I had a chance to work in Mexico City for a year starting in June 1979 at the Mexican Ministry of Agriculture. It was there that I discovered the beauty of the landscape together with Mexican art and culture, murals…and a passion for painting. I had never painted before, having studied political and economic sciences in Paris. It was at the Museum of Modern Art that I fell in love with Mexican art. I discovered the murals of Diego Rivera, Siqueiros, and others, and the painting of Frida Kahlo, who was so passionately involved in political and social issues. Then I went on a four month ‘hippie’ tour around Latin America. During the trip I began to draw, and when I got back to Mexico, I enrolled at the Esmeralda school of art where Frida had taught many years before. There I studied drawing, working a lot from models; in the evenings at home I did ink drawings. In September 1985 there was the tragic earthquake of Mexico City. I was terrified, and transferred to New York, where I began working for a French company. In New York I discovered abstract expressionism - Willem de Kooning, Franz Kline, Hans Hofmann, Jackson Pollock – and was swept off my feet. That was when I began to use oil on large canvases and to bring colour into my paintings, using broad brushstrokes of colour for the backgrounds - especially greys and blues, with patches of yellow and red.
How important is drawing in your most recent works, which contain some features of collage and use various kinds of materials?
Drawing has always been crucial for me both as a method of observation and a practice of meditation. During my New York period I also studied perspective with my architect husband and began to introduce depth into my drawings. I was invited to take part in an important exhibition on the problem of the destruction of tropical forest: I painted a huge yellow canvas called Andropolis, where monkeys, deprived of their trees, are shown hanging from lines painted across the surface of the picture. It was this painting that first led me to reflect on the conflict between the natural and the artificial, a theme that still informs my work. Then I enrolled in the printmaking course at the Art Students League of New York, where I learnt soft-ground etching on metal plates. Etching radically affected my kind of painting, which became more abstract. When I came back to Italy with my husband I transferred the technique of soft-ground etching into my oil paintings, as well as using encaustic techniques and exploiting materials like plastic mesh to symbolize artificiality in contrast with human figures, which for me stand for naturalness.
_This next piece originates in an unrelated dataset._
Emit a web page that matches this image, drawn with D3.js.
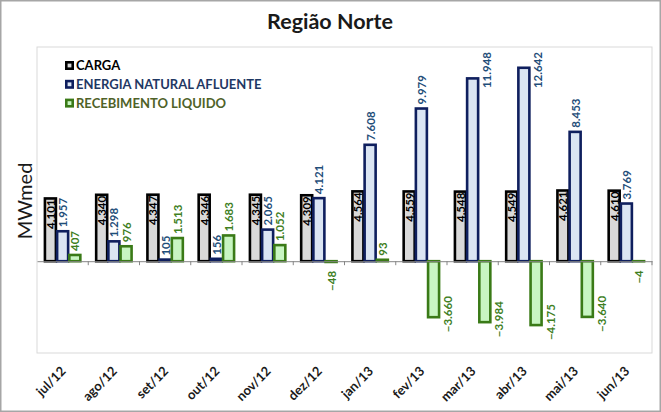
<!DOCTYPE html>
<html>
<head>
<meta charset="utf-8">
<script src="https://cdn.jsdelivr.net/npm/d3@7"></script>
<style>
  body { margin: 0; background: #fff; }
  svg { display: block; font-family: Lato, "Open Sans", sans-serif; }
</style>
</head>
<body>
<div id="plot"></div>
<script>
// data
var months = ["jul/12", "ago/12", "set/12", "out/12", "nov/12", "dez/12",
              "jan/13", "fev/13", "mar/13", "abr/13", "mai/13", "jun/13"];
var carga = [4101, 4340, 4347, 4346, 4345, 4309, 4564, 4559, 4548, 4549, 4621, 4610];
var ena = [1957, 1298, 105, 156, 2065, 4121, 7608, 9979, 11948, 12642, 8453, 3769];
var recebimento = [407, 976, 1513, 1683, 1052, -48, 93, -3660, -3984, -4175, -3640, -4];
var seriesNames = ["CARGA", "ENERGIA NATURAL AFLUENTE", "RECEBIMENTO LIQUIDO"];
var yDomain = [-6000, 14000];

var width = 661, height = 412;
var plot = {left: 37, right: 652, top: 47, bottom: 353};

var styles = [
  {stroke: "#000000", fill: "#d9d9d9", label: "#000000", legend: "#000000"},
  {stroke: "#0f1f5e", fill: "#dbe5f3", label: "#1f4e79", legend: "#1f3864"},
  {stroke: "#3a7a17", fill: "#c8f5c2", label: "#3f7f1f", legend: "#4f6228"}
];

var fmt = d3.formatLocale({decimal: ",", thousands: ".", grouping: [3], currency: ["", ""]}).format(",d");

var rows = [];
months.forEach(function(m, i) {
  [carga[i], ena[i], recebimento[i]].forEach(function(v, s) {
    rows.push({month: m, s: s, value: v});
  });
});

var svg = d3.select("#plot").append("svg")
  .attr("width", width)
  .attr("height", height);

// outer frame
svg.append("rect")
  .attr("x", 0.75).attr("y", 0.75)
  .attr("width", width - 1.5).attr("height", height - 1.5)
  .attr("fill", "#fff")
  .attr("stroke", "#a6a6a6")
  .attr("stroke-width", 1.5);

// plot area frame
svg.append("rect")
  .attr("x", plot.left).attr("y", plot.top)
  .attr("width", plot.right - plot.left).attr("height", plot.bottom - plot.top)
  .attr("fill", "none")
  .attr("stroke", "#d9d9d9");

// title
svg.append("text")
  .attr("x", 330).attr("y", 29)
  .attr("text-anchor", "middle")
  .attr("font-size", 21.5)
  .attr("font-weight", "bold")
  .attr("fill", "#1a1a1a")
  .text("Região Norte");

// y title
svg.append("text")
  .attr("transform", "translate(32,201) rotate(-90)")
  .attr("text-anchor", "middle")
  .attr("font-size", 20)
  .attr("fill", "#1a1a1a")
  .text("MWmed");

var x0 = d3.scaleBand()
  .domain(months)
  .range([plot.left, plot.right])
  .padding(0);

var x1 = d3.scaleBand()
  .domain([0, 1, 2])
  .range([0, x0.bandwidth()])
  .paddingInner(0)
  .paddingOuter(0.6);

var y = d3.scaleLinear()
  .domain(yDomain)
  .range([plot.bottom, plot.top]);

// bars
svg.append("g").selectAll("rect")
  .data(rows)
  .enter()
  .append("rect")
    .attr("x", d => x0(d.month) + x1(d.s) + 0.6)
    .attr("y", d => Math.min(y(d.value), y(0)))
    .attr("width", x1.bandwidth() - 1.2)
    .attr("height", d => Math.abs(y(d.value) - y(0)))
    .attr("fill", d => styles[d.s].fill)
    .attr("stroke", d => styles[d.s].stroke)
    .attr("stroke-width", 2.6);

// zero axis with ticks at the category borders
var axis = svg.append("g")
  .attr("transform", "translate(0," + y(0) + ")")
  .call(d3.axisBottom(x0).tickSize(0).tickFormat(""));
axis.select(".domain").attr("stroke", "#868686");
axis.selectAll(".border")
  .data(months)
  .enter()
  .append("line")
    .attr("class", "border")
    .attr("x1", d => x0(d) + x0.bandwidth())
    .attr("x2", d => x0(d) + x0.bandwidth())
    .attr("y1", 0).attr("y2", 4)
    .attr("stroke", "#868686");

// bar labels (rotated, reading upwards)
var labels = svg.append("g")
  .attr("font-size", 11.5)
  .attr("font-weight", "bold");

rows.forEach(function(d) {
  var cx = x0(d.month) + x1(d.s) + x1.bandwidth() / 2;
  var yv = y(d.value);
  var len = fmt(d.value).length * 6;
  var t = labels.append("text")
    .attr("dominant-baseline", "central")
    .attr("fill", styles[d.s].label)
    .text(fmt(d.value));
  var px = cx, py, anchor;
  if (d.s === 0) {
    py = yv + 1; anchor = "end";
  } else if (d.value >= 0) {
    if (yv - 4 - len < plot.top + 4) {
      px = cx + 14; py = plot.top + 5; anchor = "end";
    } else {
      py = yv - 4; anchor = "start";
    }
  } else {
    if (yv + 4 + len > plot.bottom) {
      px = cx + 14; py = yv - 3; anchor = "middle";
    } else {
      py = yv + 9; anchor = "end";
    }
  }
  t.attr("text-anchor", anchor)
    .attr("transform", "translate(" + px + "," + py + ") rotate(-90)");
});

// month labels
svg.append("g").selectAll("text")
  .data(months)
  .enter()
  .append("text")
    .attr("transform", d => "translate(" + (x0(d) + x0.bandwidth() / 2 + 4) + ",372) rotate(-45)")
    .attr("text-anchor", "end")
    .attr("font-size", 13)
    .attr("font-weight", "bold")
    .attr("fill", "#1a1a1a")
    .text(d => d);

// legend
var legend = svg.append("g").selectAll("g")
  .data(seriesNames)
  .enter()
  .append("g")
    .attr("transform", (d, i) => "translate(65," + (65.5 + i * 18.8) + ")");
legend.append("rect")
  .attr("x", 1.3).attr("y", -3.2)
  .attr("width", 6.4).attr("height", 6.4)
  .attr("fill", (d, i) => styles[i].fill)
  .attr("stroke", (d, i) => styles[i].stroke)
  .attr("stroke-width", 2.6);
legend.append("text")
  .attr("x", 11).attr("y", 4.6)
  .attr("font-size", 13)
  .attr("font-weight", "bold")
  .attr("fill", (d, i) => styles[i].legend)
  .text(d => d);
</script>
</body>
</html>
Does the title of your show, Zona d’Ombra, shadow-zone, have a particular meaning for you? One notices the presence in a number of paintings of human figures in filigree, emerging slowly into sight like ghosts from the past.
The depiction of human figures is an essential aspect of my paintings. Yes, they are ghosts, but they also represent the reality of us humans, the only animals on this planet able to express our dilemmas and existential problems through verbal language as we confront the artificial world that surrounds us. Today, due to industrialization, we have entered a phase of global warming. Glaciers are melting, sea temperatures rising. It’s the eternal dilemma of Nature vs. Culture…
Earlier paintings by Caroline Gallois are reproduced in the volume Gallois by Giuliano Serafini, Edizioni Polistampa, Firenze.